Defense Department officials plan to expand the private-public cyber information sharing pilot program from 37 organizations to 200, Bloomberg reports.
Defense Chief Information Officer Teri Takai told Arlington, Va. conference attendees that the Pentagon will seek White House approval within 60 days to add more companies to the two-year old Defense Industrial Base Information Sharing Environment program.
The program was originally set up to test how companies could voluntarily share threat information with the Pentagon.
Takai said the Pentagon is seeking the White House Office of Management and Budget approval since the program is a public-private sector cooperation.

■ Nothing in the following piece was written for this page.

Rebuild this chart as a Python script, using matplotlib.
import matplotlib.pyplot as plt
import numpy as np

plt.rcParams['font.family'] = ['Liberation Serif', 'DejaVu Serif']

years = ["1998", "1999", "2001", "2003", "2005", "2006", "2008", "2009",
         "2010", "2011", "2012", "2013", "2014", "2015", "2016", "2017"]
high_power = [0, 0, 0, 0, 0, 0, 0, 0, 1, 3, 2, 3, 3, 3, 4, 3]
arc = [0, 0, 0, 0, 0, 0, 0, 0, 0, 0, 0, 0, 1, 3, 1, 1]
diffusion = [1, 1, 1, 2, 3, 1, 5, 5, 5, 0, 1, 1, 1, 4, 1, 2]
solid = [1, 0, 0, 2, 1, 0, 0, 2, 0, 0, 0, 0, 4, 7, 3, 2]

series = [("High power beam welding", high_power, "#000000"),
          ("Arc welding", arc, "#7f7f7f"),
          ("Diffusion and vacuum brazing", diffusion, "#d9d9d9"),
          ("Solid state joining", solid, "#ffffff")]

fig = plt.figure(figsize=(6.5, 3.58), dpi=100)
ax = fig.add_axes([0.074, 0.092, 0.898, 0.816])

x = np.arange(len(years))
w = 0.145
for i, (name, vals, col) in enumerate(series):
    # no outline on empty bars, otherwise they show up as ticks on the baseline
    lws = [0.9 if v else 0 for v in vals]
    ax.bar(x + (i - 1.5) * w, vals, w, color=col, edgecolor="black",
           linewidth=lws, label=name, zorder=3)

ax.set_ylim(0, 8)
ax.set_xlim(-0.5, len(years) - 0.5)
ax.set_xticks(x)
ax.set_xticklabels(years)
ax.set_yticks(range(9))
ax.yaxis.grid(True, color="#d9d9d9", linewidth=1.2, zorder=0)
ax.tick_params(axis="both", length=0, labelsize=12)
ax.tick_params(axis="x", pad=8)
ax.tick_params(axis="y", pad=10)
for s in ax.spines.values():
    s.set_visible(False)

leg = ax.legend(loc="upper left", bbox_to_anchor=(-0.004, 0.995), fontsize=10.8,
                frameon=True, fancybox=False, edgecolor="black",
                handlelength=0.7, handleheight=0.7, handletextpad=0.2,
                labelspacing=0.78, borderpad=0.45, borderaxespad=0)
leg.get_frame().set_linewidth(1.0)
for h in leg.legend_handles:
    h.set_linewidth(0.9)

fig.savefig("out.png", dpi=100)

Takai said the Pentagon provides threat information to participating defense contractors since both the agency and organizations are often subject to similar threats.
Takai said OMB clearence may pave the way for a Department of Homeland Security-led program, intended to improve corporate cybersecurity.
The DHS program would let Internet service providers and contractors, like Verizon and Lockheed Martin, to receive classified intelligence in order to protect themselves and other companies from cyber attacks.
Rear Adm. Samuel Cox, director of intelligence at U.S. Cyber Command, said the program needs to expand in order to guard organizations from increasing hacking efforts from nations such as China.
Cox said China is accelerating efforts to penetrate defense contractor networks and in more sophisticated ways.